Extracted entries —
________________________________________
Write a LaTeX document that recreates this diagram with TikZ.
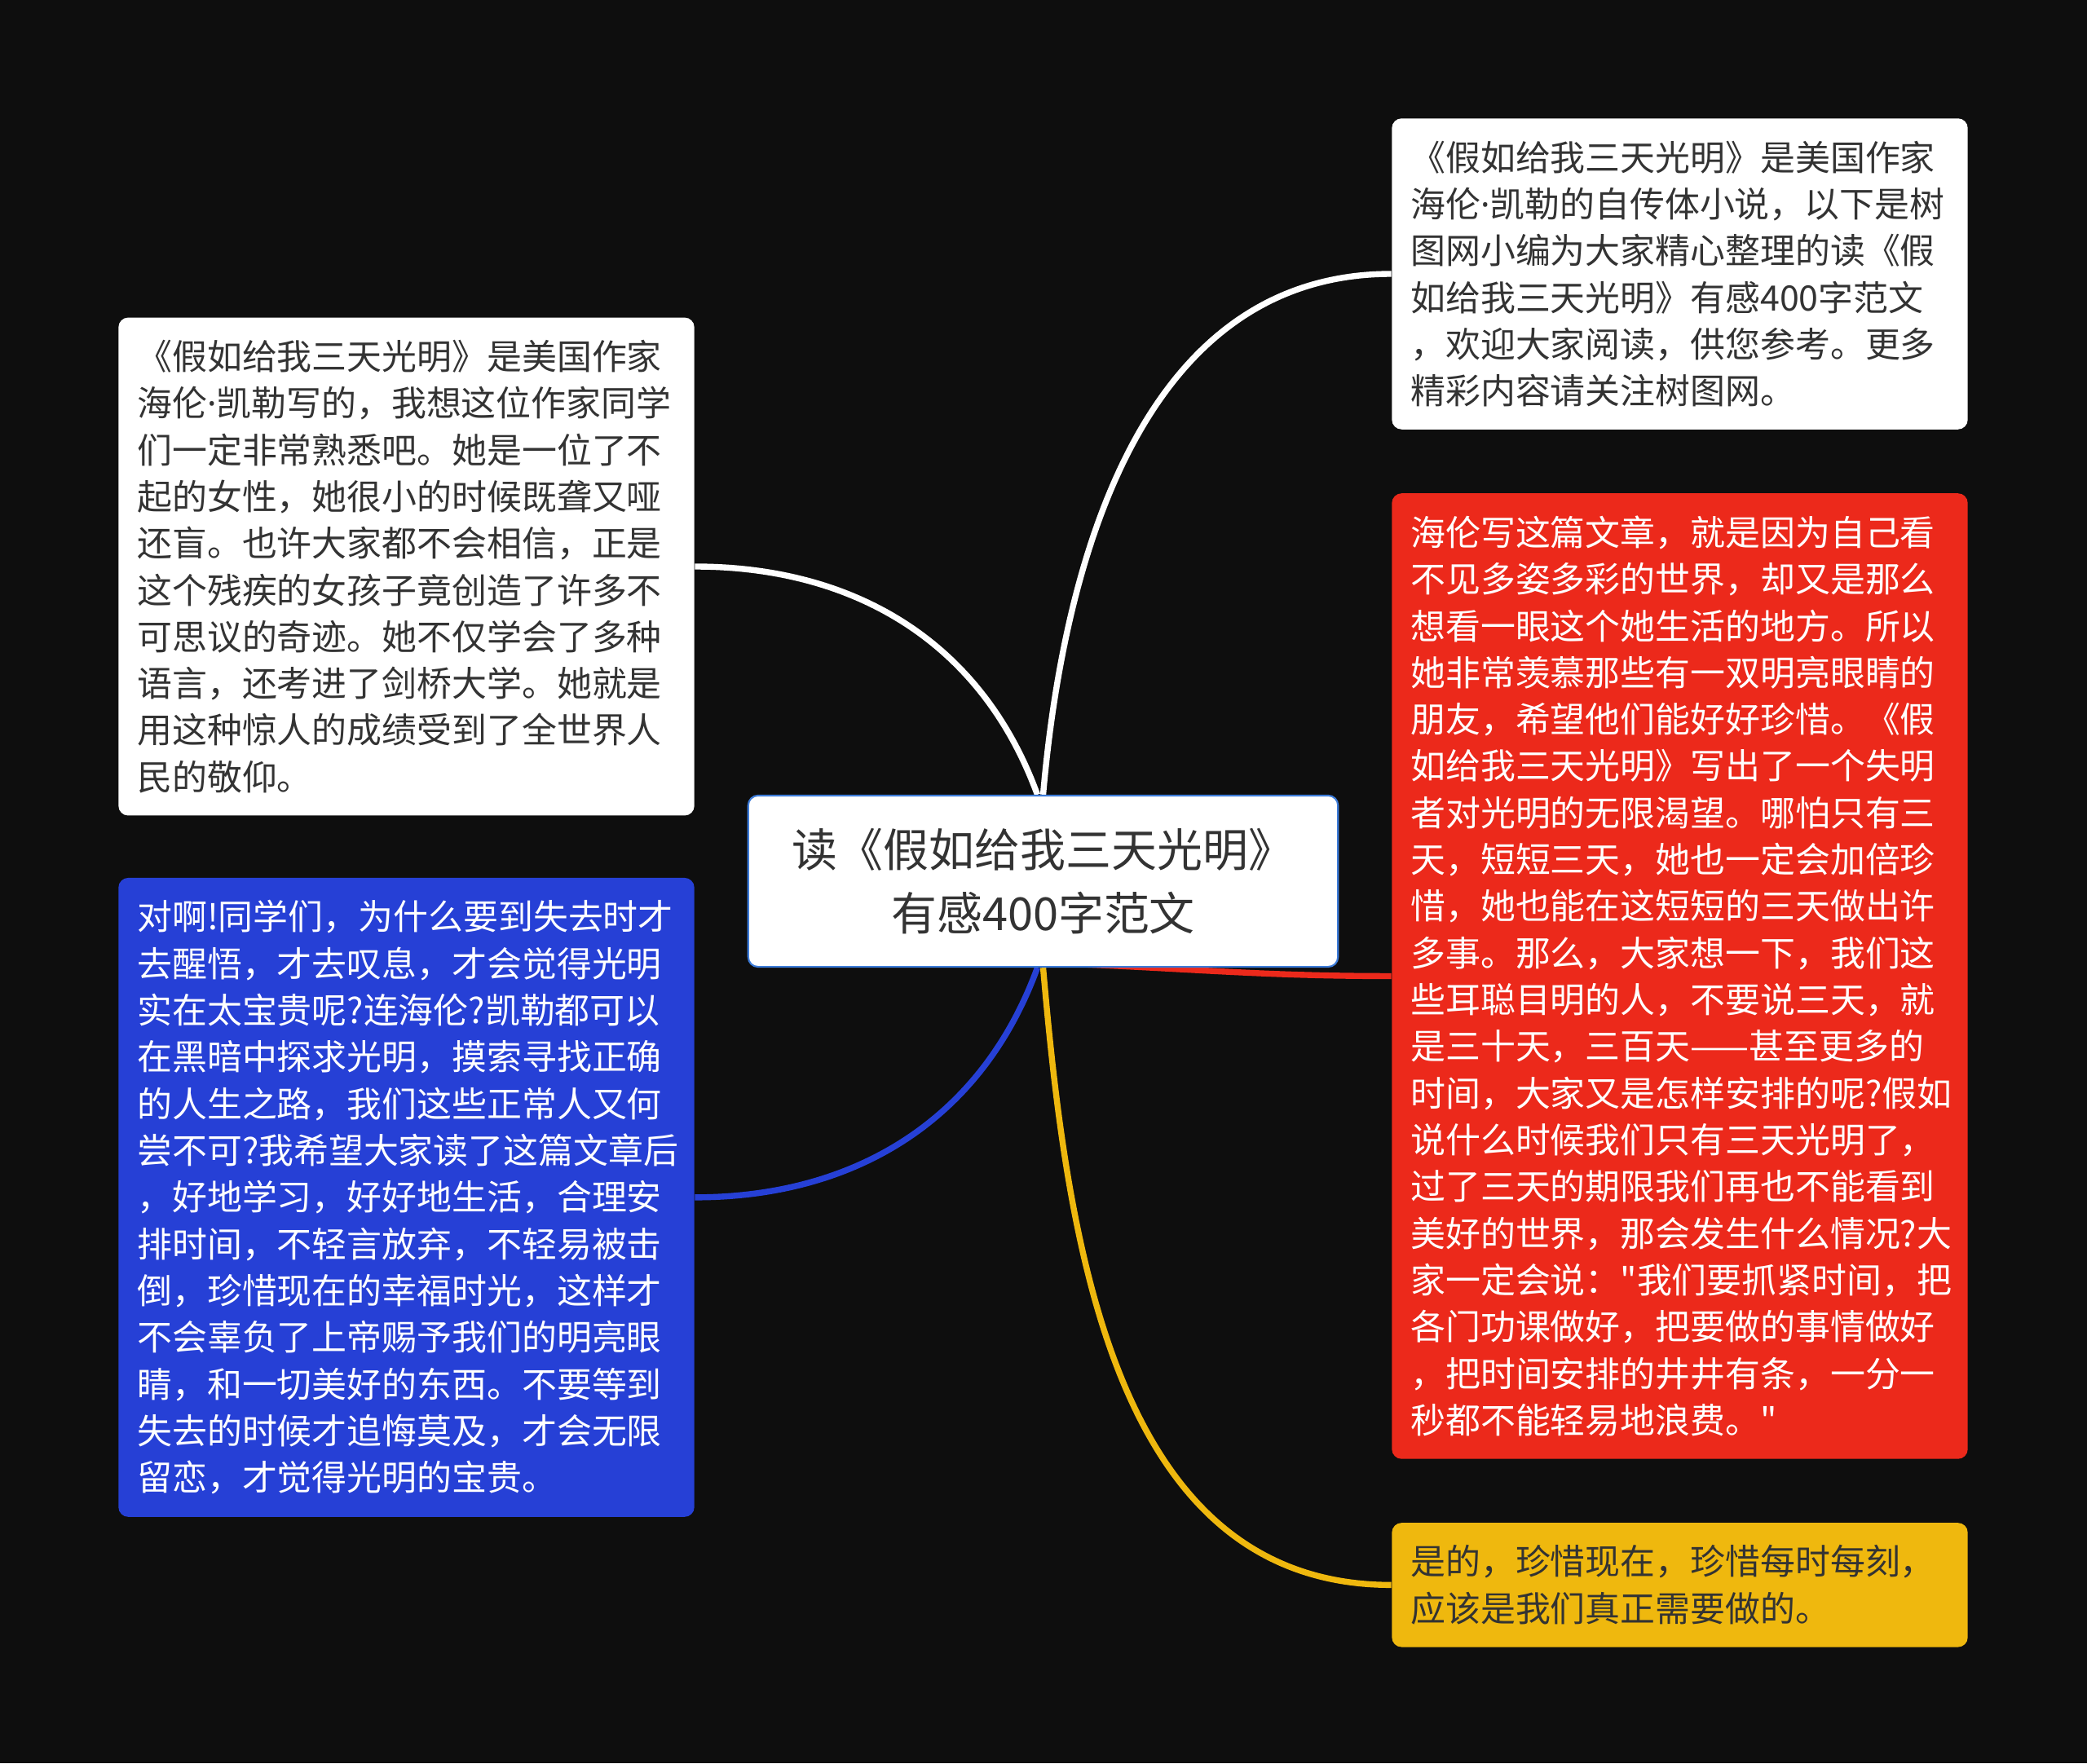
________________________________________
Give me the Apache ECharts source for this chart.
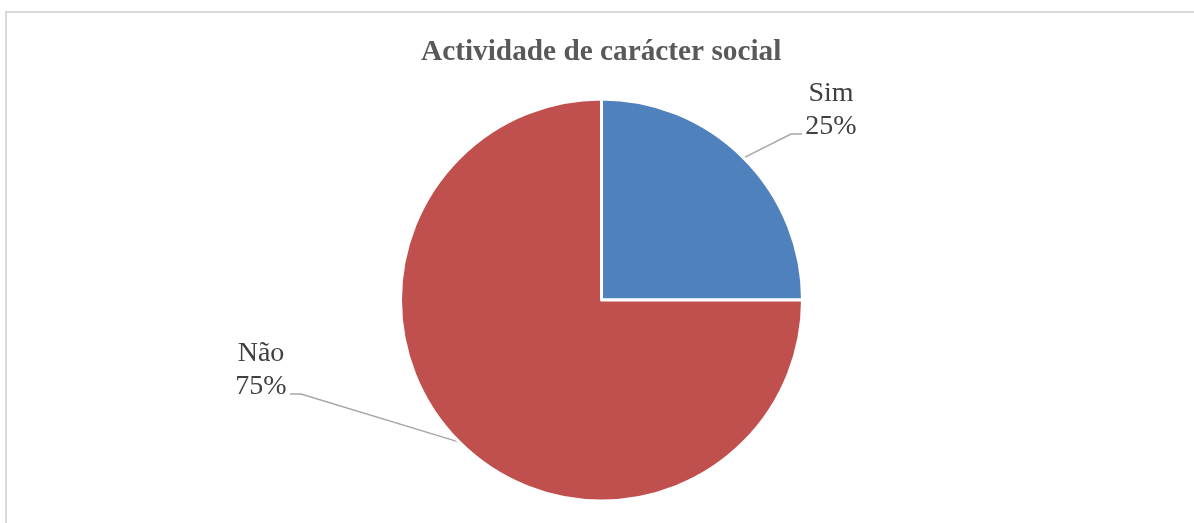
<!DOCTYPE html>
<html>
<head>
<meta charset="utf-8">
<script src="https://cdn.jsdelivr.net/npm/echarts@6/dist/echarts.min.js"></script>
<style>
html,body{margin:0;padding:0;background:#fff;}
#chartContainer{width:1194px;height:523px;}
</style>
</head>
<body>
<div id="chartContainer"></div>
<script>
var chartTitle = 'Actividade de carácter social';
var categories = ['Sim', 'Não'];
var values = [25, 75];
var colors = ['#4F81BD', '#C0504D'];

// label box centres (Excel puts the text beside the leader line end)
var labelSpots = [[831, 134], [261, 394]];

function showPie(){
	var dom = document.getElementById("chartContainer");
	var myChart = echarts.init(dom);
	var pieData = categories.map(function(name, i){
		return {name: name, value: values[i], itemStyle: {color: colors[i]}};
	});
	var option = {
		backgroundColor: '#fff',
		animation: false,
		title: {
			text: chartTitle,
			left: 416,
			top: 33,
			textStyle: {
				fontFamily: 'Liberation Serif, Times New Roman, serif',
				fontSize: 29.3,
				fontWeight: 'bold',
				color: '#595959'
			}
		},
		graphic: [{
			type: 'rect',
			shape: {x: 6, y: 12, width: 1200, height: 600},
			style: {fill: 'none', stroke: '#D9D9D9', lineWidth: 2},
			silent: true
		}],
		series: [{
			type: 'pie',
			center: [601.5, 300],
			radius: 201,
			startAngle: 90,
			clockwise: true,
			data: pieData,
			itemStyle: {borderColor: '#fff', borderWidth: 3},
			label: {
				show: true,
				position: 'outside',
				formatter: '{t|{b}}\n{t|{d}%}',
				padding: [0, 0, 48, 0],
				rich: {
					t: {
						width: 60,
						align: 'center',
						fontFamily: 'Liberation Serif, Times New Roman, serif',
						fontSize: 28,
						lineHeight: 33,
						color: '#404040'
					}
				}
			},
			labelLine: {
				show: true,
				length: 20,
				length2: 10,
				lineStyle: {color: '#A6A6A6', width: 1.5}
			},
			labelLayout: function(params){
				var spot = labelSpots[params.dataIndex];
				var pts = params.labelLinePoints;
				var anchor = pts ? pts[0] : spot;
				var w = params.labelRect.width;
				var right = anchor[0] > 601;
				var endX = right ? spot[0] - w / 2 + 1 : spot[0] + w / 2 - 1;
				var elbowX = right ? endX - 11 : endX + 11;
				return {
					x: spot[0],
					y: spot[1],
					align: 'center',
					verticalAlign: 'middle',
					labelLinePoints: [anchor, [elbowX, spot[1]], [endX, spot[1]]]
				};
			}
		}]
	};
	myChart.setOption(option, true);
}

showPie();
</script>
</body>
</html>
________________________________________
Work to complete — Reproduce the entries exactly, from the line with "Give me the" to the line with "var colors = ['#4F81BD', '#C0504D'];", both lines included, keeping no pictures.

Response below —
Give me the Apache ECharts source for this chart.
<!DOCTYPE html>
<html>
<head>
<meta charset="utf-8">
<script src="https://cdn.jsdelivr.net/npm/echarts@6/dist/echarts.min.js"></script>
<style>
html,body{margin:0;padding:0;background:#fff;}
#chartContainer{width:1194px;height:523px;}
</style>
</head>
<body>
<div id="chartContainer"></div>
<script>
var chartTitle = 'Actividade de carácter social';
var categories = ['Sim', 'Não'];
var values = [25, 75];
var colors = ['#4F81BD', '#C0504D'];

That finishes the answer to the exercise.